[start of Materials provided]

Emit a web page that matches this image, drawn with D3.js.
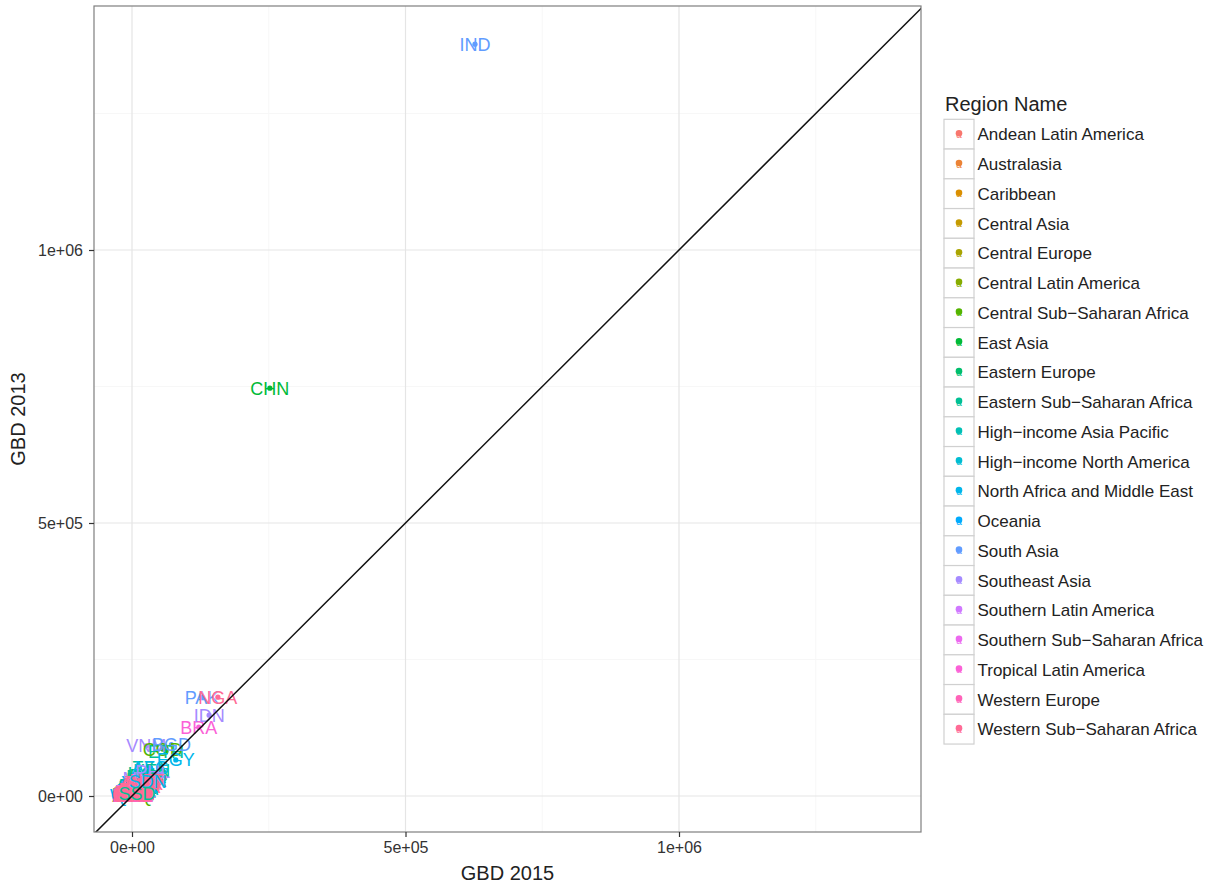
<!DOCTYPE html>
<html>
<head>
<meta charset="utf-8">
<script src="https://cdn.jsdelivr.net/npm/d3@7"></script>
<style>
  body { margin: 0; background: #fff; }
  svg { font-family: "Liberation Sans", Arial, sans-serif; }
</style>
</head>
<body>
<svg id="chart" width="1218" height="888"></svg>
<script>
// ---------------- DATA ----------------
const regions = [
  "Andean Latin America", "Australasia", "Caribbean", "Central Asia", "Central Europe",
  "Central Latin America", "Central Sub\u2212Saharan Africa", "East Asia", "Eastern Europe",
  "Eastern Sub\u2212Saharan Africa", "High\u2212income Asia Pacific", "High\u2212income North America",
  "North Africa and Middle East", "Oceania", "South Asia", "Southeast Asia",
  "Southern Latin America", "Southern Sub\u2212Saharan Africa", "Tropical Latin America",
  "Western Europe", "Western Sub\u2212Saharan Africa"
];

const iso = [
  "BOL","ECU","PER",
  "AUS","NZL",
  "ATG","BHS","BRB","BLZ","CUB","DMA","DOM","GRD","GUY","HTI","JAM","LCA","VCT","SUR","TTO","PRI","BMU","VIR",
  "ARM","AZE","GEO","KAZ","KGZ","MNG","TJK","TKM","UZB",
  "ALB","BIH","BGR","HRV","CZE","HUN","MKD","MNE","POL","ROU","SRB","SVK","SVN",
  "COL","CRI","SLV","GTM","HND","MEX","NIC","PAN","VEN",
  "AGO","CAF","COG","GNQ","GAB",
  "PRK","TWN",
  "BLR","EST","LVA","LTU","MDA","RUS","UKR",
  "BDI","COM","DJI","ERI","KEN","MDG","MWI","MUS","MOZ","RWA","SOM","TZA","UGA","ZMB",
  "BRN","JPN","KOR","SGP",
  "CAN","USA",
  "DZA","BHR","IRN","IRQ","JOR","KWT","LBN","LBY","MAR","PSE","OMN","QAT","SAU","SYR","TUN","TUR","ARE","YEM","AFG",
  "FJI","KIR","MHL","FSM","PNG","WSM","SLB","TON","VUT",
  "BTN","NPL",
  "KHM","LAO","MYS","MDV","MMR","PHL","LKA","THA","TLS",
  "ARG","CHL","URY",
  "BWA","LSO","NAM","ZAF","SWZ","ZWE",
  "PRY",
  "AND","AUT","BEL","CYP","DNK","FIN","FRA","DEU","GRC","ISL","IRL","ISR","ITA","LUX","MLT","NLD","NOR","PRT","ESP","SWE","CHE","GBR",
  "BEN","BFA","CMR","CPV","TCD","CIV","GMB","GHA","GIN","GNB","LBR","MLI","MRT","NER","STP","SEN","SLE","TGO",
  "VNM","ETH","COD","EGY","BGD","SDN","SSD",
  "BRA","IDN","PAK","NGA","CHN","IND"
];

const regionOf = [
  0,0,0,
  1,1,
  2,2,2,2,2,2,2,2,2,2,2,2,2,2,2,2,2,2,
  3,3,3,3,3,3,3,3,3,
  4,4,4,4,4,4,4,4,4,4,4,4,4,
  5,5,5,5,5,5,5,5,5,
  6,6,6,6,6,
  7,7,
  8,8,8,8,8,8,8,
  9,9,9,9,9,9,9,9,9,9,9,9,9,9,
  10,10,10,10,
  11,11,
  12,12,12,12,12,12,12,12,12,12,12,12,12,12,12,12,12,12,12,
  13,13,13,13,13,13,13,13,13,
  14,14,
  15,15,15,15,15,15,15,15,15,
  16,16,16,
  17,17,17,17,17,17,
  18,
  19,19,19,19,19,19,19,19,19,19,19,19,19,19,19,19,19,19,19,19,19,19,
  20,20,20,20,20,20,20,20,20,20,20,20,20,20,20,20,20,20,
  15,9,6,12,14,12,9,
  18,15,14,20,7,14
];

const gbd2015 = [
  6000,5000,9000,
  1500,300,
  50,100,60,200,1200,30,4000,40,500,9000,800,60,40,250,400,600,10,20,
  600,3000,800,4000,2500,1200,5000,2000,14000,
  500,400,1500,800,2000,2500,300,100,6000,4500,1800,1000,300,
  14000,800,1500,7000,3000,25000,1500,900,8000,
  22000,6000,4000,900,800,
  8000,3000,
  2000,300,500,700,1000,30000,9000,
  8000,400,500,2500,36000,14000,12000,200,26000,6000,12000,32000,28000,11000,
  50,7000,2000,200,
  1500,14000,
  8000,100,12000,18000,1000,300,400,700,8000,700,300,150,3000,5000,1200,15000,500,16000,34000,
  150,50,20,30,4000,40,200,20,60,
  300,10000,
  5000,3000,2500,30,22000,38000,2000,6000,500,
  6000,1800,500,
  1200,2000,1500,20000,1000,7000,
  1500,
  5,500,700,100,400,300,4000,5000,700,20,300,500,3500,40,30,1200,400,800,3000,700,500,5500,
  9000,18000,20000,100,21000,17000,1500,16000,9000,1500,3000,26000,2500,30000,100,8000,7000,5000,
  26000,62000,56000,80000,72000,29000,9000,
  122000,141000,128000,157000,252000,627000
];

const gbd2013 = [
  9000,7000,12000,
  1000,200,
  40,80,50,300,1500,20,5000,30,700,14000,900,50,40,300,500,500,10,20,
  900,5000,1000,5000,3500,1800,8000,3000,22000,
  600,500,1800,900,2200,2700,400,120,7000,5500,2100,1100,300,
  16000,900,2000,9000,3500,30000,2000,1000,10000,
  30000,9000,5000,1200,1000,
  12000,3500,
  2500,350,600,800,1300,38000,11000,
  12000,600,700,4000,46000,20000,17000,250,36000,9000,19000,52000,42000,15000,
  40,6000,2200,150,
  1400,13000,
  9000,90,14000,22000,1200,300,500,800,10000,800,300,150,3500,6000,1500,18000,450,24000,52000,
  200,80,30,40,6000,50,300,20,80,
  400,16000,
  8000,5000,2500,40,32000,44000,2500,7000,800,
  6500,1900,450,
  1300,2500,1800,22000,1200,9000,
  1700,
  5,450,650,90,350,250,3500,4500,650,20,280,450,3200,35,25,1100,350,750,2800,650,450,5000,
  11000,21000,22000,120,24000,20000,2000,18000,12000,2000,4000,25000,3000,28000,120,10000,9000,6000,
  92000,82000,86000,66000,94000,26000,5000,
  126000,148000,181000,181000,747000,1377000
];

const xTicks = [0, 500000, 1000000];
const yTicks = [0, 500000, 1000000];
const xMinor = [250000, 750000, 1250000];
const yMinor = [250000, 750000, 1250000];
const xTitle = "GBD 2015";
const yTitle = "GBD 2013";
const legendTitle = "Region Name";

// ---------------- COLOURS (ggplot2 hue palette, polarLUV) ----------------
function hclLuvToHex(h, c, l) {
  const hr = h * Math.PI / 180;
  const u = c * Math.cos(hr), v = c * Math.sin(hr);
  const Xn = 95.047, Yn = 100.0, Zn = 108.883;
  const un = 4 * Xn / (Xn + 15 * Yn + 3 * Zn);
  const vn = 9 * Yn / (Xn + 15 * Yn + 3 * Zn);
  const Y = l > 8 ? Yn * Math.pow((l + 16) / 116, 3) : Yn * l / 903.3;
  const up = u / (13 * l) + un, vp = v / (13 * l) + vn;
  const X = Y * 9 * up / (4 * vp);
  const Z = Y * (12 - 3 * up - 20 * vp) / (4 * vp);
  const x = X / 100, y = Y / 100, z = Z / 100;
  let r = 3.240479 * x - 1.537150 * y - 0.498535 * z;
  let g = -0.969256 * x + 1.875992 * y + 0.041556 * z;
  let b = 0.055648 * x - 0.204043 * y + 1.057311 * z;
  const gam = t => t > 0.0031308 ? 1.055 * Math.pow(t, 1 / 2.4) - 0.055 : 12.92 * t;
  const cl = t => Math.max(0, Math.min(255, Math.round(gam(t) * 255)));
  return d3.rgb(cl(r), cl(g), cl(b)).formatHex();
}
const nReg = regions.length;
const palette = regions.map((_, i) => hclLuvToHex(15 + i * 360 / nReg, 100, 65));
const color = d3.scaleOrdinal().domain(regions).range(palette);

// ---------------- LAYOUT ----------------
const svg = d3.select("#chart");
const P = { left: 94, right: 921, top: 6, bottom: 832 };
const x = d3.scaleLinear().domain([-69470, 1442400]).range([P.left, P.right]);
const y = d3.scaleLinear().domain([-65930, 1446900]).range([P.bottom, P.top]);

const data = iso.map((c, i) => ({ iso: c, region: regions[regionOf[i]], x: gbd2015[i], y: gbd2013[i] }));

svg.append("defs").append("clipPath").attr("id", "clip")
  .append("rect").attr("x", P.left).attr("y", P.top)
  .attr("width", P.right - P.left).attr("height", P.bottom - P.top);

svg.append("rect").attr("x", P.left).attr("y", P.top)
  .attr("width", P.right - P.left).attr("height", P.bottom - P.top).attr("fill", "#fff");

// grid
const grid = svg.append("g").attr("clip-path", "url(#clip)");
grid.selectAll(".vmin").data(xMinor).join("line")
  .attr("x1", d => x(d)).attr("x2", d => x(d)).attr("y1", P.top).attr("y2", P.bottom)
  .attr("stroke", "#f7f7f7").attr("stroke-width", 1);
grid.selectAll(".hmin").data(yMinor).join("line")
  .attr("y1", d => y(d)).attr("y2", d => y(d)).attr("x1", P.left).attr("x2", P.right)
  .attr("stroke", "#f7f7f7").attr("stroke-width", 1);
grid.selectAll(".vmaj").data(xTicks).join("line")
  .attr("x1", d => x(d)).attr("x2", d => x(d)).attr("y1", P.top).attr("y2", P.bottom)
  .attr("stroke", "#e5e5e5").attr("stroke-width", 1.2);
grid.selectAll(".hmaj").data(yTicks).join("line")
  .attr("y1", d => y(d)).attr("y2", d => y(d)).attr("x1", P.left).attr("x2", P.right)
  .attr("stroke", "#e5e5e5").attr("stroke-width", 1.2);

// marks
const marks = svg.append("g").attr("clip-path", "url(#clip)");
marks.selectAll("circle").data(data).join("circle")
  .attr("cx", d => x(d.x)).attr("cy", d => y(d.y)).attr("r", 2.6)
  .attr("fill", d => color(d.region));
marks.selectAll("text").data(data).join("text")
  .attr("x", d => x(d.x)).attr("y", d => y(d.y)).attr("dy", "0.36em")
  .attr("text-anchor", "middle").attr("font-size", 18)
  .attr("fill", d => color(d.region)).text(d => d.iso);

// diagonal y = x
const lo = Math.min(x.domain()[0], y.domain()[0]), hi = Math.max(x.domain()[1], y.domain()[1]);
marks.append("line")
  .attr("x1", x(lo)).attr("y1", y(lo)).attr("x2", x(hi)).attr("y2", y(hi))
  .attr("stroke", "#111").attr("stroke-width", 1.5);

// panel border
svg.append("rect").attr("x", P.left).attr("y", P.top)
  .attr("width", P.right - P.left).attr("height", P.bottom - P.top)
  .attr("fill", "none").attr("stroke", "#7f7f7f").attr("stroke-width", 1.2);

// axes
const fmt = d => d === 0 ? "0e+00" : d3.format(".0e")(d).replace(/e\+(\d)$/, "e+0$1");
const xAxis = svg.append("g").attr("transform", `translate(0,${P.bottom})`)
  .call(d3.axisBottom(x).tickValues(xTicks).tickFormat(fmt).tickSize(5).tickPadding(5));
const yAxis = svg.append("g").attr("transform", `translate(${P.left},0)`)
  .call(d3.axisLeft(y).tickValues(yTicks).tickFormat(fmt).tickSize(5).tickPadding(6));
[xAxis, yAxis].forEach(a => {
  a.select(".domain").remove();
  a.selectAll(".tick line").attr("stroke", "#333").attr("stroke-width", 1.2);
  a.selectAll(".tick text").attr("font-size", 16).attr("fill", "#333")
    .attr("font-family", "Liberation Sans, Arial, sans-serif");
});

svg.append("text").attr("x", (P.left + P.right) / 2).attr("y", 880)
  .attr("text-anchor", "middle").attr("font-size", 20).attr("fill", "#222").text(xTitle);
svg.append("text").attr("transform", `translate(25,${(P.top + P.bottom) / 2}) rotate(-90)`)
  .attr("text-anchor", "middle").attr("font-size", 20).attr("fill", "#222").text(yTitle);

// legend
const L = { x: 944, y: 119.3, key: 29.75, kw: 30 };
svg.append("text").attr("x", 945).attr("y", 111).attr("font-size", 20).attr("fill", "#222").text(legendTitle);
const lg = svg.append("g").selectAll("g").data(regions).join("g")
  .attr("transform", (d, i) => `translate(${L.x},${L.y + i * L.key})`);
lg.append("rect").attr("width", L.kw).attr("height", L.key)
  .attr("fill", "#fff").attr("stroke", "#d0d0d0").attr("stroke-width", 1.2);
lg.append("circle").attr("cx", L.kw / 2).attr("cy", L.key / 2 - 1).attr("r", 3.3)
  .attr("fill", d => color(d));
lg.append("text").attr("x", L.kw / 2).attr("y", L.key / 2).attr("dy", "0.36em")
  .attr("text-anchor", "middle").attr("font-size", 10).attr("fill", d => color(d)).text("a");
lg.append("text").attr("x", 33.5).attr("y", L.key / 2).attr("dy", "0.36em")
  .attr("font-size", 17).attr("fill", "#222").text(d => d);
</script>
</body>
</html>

[end of Materials provided]
[start of Materials provided]

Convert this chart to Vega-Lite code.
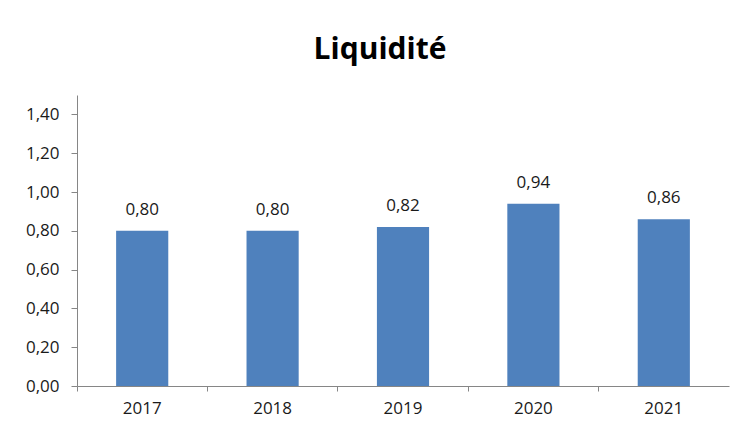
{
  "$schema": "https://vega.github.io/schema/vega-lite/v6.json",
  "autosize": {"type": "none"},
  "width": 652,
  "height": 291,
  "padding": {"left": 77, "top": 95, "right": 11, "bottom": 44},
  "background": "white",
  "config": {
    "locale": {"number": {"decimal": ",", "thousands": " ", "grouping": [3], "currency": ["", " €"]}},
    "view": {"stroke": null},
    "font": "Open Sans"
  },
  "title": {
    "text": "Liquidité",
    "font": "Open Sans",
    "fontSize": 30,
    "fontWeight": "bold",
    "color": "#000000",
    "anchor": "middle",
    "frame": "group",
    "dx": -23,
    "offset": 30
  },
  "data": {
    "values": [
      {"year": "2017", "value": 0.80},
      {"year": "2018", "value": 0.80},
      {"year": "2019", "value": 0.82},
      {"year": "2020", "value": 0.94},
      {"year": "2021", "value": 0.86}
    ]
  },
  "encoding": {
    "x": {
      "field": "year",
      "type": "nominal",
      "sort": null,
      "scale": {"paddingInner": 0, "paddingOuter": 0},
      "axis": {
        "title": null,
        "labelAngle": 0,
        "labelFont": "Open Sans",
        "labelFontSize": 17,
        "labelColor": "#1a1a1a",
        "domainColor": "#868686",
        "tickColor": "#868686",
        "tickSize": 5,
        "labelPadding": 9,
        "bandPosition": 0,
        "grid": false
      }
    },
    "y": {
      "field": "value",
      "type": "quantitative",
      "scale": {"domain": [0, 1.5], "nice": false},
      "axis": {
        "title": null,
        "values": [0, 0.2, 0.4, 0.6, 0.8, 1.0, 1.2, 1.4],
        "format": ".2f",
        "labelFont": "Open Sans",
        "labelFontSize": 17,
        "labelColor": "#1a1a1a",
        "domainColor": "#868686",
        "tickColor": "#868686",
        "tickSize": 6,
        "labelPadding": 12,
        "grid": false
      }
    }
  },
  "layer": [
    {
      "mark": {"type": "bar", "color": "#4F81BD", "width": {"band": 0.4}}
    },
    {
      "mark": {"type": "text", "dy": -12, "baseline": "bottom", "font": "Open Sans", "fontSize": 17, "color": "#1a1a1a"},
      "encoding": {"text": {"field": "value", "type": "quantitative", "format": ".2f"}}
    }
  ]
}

[end of Materials provided]

Direction: In the material above, show every line where the word "chart" turns up.

Task output:
<svg id="chart" width="1218" height="888"></svg>
const svg = d3.select("#chart");
Convert this chart to Vega-Lite code.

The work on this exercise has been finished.